Steam-powered shipping was already cutting the demand for sailcloth by 1895, when Monkbarns was launched, but there was still a living to be made in sail, where the wind was free and labour cheap, and Arbroath was a mass of saw-tooth factory roofs and chimneys to prove it.

Charles Webster Corsar could have invested in steamers to bring in the Russian flax his factories needed, but the last surviving son of the weaver with the vision to buy James Watt’s engine chose instead to build sailing ships, and with a wry flourish he named them after a historical romance.

Henry Robertson and Josiah Arthur

Newspaper cutting from 1925 with Monkbarns ‘old-timers’ Sails Robertson and the ship’s cook, Josiah Arthur

ship's cook

Monkbarns’ cook, Josiah Arthur, photographed by Eugene Bainbridge. (Copyright)

A newspaper cutting from 1925 again shows Henry Robertson sitting on Monkbarns’ deck surrounded by canvas, now with the ship’s black cook, Josiah Arthur, posed beside him. The journalist describes them as “the knight of the needle and the cracker-hash king … survivors of types the world will soon know only in history”. There was hardly a square foot of Monkbarns’ canvas that had missed Henry’s palm and needles in 14 years, he wrote, and Arthur claimed to have cooked more cracker-hash, dandy-funk, and lob-scouse than any ship’s cook left in active service.

‘“No steam-boats for me, massa,” said Josh of Jamaicy,’ runs the toe-curling prose. ‘“I’ve always been used to serving out lime-juice and trimming salt-junk, and at my time ob life, massa, I don’t feel like turning on ham and eggs and peaches and cream for steam-boat sailors.”’

The crew list for that voyage reveals Josiah was in fact from from Barbados not “Jamaicy”, and that Henry had sheared ten years off his age. He still looked good. He could get away with 60.

Four years later, however, the old Scot was dead. Captain Davies, too, was dead, probably of stomach cancer. He fell ill on what was to be Monkbarns’ final rounding of the Horn and was buried in Rio. Monkbarns herself had limped back to the UK only to be sold for a coal hulk. The boy with the camera failed his sight test and never sailed again.

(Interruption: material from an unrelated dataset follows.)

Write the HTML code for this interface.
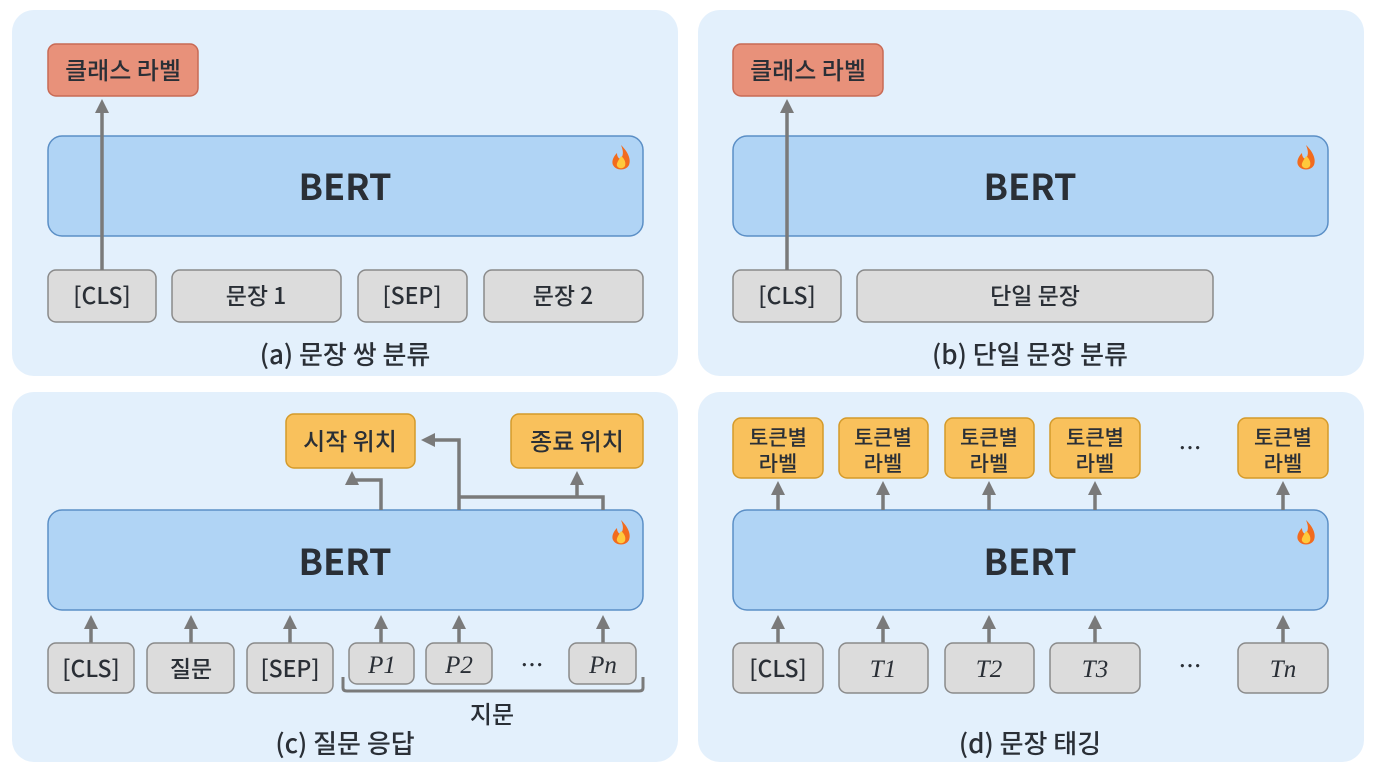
<!DOCTYPE html>
<html><head><meta charset="utf-8"><style>
body{margin:0;width:1376px;height:768px;background:#fff;overflow:hidden}
svg text{font-family:"Noto Sans CJK KR","Liberation Sans",sans-serif;fill:#2a2f36;font-weight:500}
</style></head><body>
<svg width="1376" height="768" viewBox="0 0 1376 768" xmlns="http://www.w3.org/2000/svg">
<defs>
<marker id="ah" markerWidth="4" markerHeight="4" refX="2" refY="2" orient="auto" markerUnits="strokeWidth"><path d="M0,0L4,2L0,4Z" fill="#7a7a7a"/></marker>
<g id="fire"><path d="M0,-13 C8,-5 10,2 8,7 C5,13 -5,13 -8,7 C-10,2 -6,-3 -4,-5 C-4,0 -1,1 0,1 C3,-4 2,-8 0,-13Z" fill="#f26b1d"/><path d="M0,-2 C4,1 5,5 4,8 C2,11 -2,11 -4,8 C-5,5 -2,2 0,-2Z" fill="#ffc93c"/></g>
</defs>
<g stroke="none" fill="#e3f0fc">
<rect x="12" y="10" width="666" height="366" rx="22"/>
<rect x="698" y="10" width="666" height="366" rx="22"/>
<rect x="12" y="392" width="666" height="370" rx="22"/>
<rect x="698" y="392" width="666" height="370" rx="22"/>
</g>
<g font-size="23" text-anchor="middle">
<!-- Panel a -->
<rect x="48" y="44" width="150" height="52" rx="8" fill="#e8917a" stroke="#c86a55" stroke-width="1.5"/>
<text x="123" y="79" font-size="24">클래스 라벨</text>
<rect x="48" y="136" width="595" height="100" rx="14" fill="#b0d4f5" stroke="#5b8fc6" stroke-width="1.5"/>
<text x="345" y="200" font-size="36" font-weight="bold" style="font-weight:bold">BERT</text>
<use href="#fire" x="621" y="158"/>
<g fill="#dcdcdc" stroke="#8a8a8a" stroke-width="1.5">
<rect x="48" y="270" width="108" height="52" rx="8"/><rect x="172" y="270" width="169" height="52" rx="8"/>
<rect x="358" y="270" width="109" height="52" rx="8"/><rect x="484" y="270" width="159" height="52" rx="8"/>
</g>
<text x="102" y="304">[CLS]</text><text x="256" y="304">문장 1</text><text x="412" y="304">[SEP]</text><text x="563" y="304">문장 2</text>
<line x1="102" y1="270" x2="102" y2="106" stroke="#7a7a7a" stroke-width="3.5" marker-end="url(#ah)"/>
<text x="345" y="364" font-size="26">(a) 문장 쌍 분류</text>
<!-- Panel b -->
<rect x="733" y="44" width="150" height="52" rx="8" fill="#e8917a" stroke="#c86a55" stroke-width="1.5"/>
<text x="808" y="79" font-size="24">클래스 라벨</text>
<rect x="733" y="136" width="595" height="100" rx="14" fill="#b0d4f5" stroke="#5b8fc6" stroke-width="1.5"/>
<text x="1030" y="200" font-size="36" style="font-weight:bold">BERT</text>
<use href="#fire" x="1306" y="158"/>
<g fill="#dcdcdc" stroke="#8a8a8a" stroke-width="1.5">
<rect x="733" y="270" width="108" height="52" rx="8"/><rect x="857" y="270" width="356" height="52" rx="8"/>
</g>
<text x="787" y="304">[CLS]</text><text x="1035" y="304">단일 문장</text>
<line x1="787" y1="270" x2="787" y2="106" stroke="#7a7a7a" stroke-width="3.5" marker-end="url(#ah)"/>
<text x="1030" y="364" font-size="26">(b) 단일 문장 분류</text>
<!-- Panel c -->
<rect x="286" y="414" width="129" height="54" rx="8" fill="#f9c15c" stroke="#d49a2a" stroke-width="1.5"/>
<text x="350" y="450" font-size="24">시작 위치</text>
<rect x="511" y="414" width="132" height="54" rx="8" fill="#f9c15c" stroke="#d49a2a" stroke-width="1.5"/>
<text x="577" y="450" font-size="24">종료 위치</text>
<rect x="48" y="510" width="595" height="100" rx="14" fill="#b0d4f5" stroke="#5b8fc6" stroke-width="1.5"/>
<text x="345" y="575" font-size="36" style="font-weight:bold">BERT</text>
<use href="#fire" x="621" y="533"/>
<g fill="none" stroke="#7a7a7a" stroke-width="3.5">
<polyline points="381,510 381,480 352,480 352,478" marker-end="url(#ah)"/>
<polyline points="459,510 459,440 428,440" marker-end="url(#ah)"/>
<polyline points="459,497 603,497 603,510"/>
<line x1="577" y1="497" x2="577" y2="478" marker-end="url(#ah)"/>
</g>
<g stroke="#7a7a7a" stroke-width="3.5">
<line x1="91" y1="643" x2="91" y2="622" marker-end="url(#ah)"/>
<line x1="191" y1="643" x2="191" y2="622" marker-end="url(#ah)"/>
<line x1="290" y1="643" x2="290" y2="622" marker-end="url(#ah)"/>
<line x1="381" y1="643" x2="381" y2="622" marker-end="url(#ah)"/>
<line x1="459" y1="643" x2="459" y2="622" marker-end="url(#ah)"/>
<line x1="603" y1="643" x2="603" y2="622" marker-end="url(#ah)"/>
</g>
<g fill="#dcdcdc" stroke="#8a8a8a" stroke-width="1.5">
<rect x="48" y="643" width="86" height="50" rx="8"/><rect x="147" y="643" width="87" height="50" rx="8"/>
<rect x="247" y="643" width="86" height="50" rx="8"/><rect x="349" y="643" width="65" height="41" rx="8"/>
<rect x="426" y="643" width="66" height="41" rx="8"/><rect x="569" y="643" width="67" height="41" rx="8"/>
</g>
<text x="91" y="677">[CLS]</text><text x="191" y="677">질문</text><text x="290" y="677">[SEP]</text>
<g font-size="25">
<text x="382" y="673" style="font-family:'Liberation Serif',serif;font-style:italic">P1</text>
<text x="459" y="673" style="font-family:'Liberation Serif',serif;font-style:italic">P2</text>
<text x="603" y="673" style="font-family:'Liberation Serif',serif;font-style:italic">Pn</text>
</g>
<text x="532" y="673">…</text>
<path d="M343,677 L343,688 Q343,691 347,691 L639,691 Q643,691 643,688 L643,677" fill="none" stroke="#7a7a7a" stroke-width="3"/>
<text x="492" y="723" font-size="24">지문</text>
<text x="345" y="753" font-size="26">(c) 질문 응답</text>
<!-- Panel d -->
<g fill="#f9c15c" stroke="#d49a2a" stroke-width="1.5">
<rect x="733" y="418" width="90" height="60" rx="8"/><rect x="839" y="418" width="89" height="60" rx="8"/>
<rect x="945" y="418" width="89" height="60" rx="8"/><rect x="1050" y="418" width="90" height="60" rx="8"/>
<rect x="1238" y="418" width="90" height="60" rx="8"/>
</g>
<g font-size="21">
<text x="778" y="445">토큰별</text><text x="778" y="471">라벨</text>
<text x="883" y="445">토큰별</text><text x="883" y="471">라벨</text>
<text x="989" y="445">토큰별</text><text x="989" y="471">라벨</text>
<text x="1095" y="445">토큰별</text><text x="1095" y="471">라벨</text>
<text x="1283" y="445">토큰별</text><text x="1283" y="471">라벨</text>
</g>
<text x="1190" y="456">…</text>
<rect x="733" y="510" width="595" height="100" rx="14" fill="#b0d4f5" stroke="#5b8fc6" stroke-width="1.5"/>
<text x="1030" y="575" font-size="36" style="font-weight:bold">BERT</text>
<use href="#fire" x="1306" y="533"/>
<g stroke="#7a7a7a" stroke-width="3.5">
<line x1="778" y1="510" x2="778" y2="488" marker-end="url(#ah)"/>
<line x1="883" y1="510" x2="883" y2="488" marker-end="url(#ah)"/>
<line x1="989" y1="510" x2="989" y2="488" marker-end="url(#ah)"/>
<line x1="1095" y1="510" x2="1095" y2="488" marker-end="url(#ah)"/>
<line x1="1283" y1="510" x2="1283" y2="488" marker-end="url(#ah)"/>
<line x1="778" y1="643" x2="778" y2="622" marker-end="url(#ah)"/>
<line x1="883" y1="643" x2="883" y2="622" marker-end="url(#ah)"/>
<line x1="989" y1="643" x2="989" y2="622" marker-end="url(#ah)"/>
<line x1="1095" y1="643" x2="1095" y2="622" marker-end="url(#ah)"/>
<line x1="1283" y1="643" x2="1283" y2="622" marker-end="url(#ah)"/>
</g>
<g fill="#dcdcdc" stroke="#8a8a8a" stroke-width="1.5">
<rect x="733" y="643" width="90" height="50" rx="8"/><rect x="839" y="643" width="89" height="50" rx="8"/>
<rect x="945" y="643" width="89" height="50" rx="8"/><rect x="1050" y="643" width="90" height="50" rx="8"/>
<rect x="1238" y="643" width="90" height="50" rx="8"/>
</g>
<text x="778" y="677">[CLS]</text>
<g font-size="25">
<text x="883" y="677" style="font-family:'Liberation Serif',serif;font-style:italic">T1</text>
<text x="989" y="677" style="font-family:'Liberation Serif',serif;font-style:italic">T2</text>
<text x="1095" y="677" style="font-family:'Liberation Serif',serif;font-style:italic">T3</text>
<text x="1283" y="677" style="font-family:'Liberation Serif',serif;font-style:italic">Tn</text>
</g>
<text x="1190" y="674">…</text>
<text x="1030" y="753" font-size="26">(d) 문장 태깅</text>
</g>
</svg>
</body></html>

Monkbarns sailmaker Henry Robertson and his leather sailmaker's "palm", in the Signal Tower Museum, Arbroath

Monkbarns sailmaker Henry Robertson and his leather sailmaker’s “palm”, in the Signal Tower Museum, Arbroath

After a lifetime at sea, Henry Robertson finally went home to his children and grandchildren, and he lies buried with his Kate in Sleepyhillock cemetery, Montrose.

His sailmaker’s palm, a last tangible link with the ship, sits on a glass shelf in the Signal Tower museum in Arbroath – beside one last view of Henry surrounded by billows of canvas, stitching in eternal sunshine aboard Monkbarns.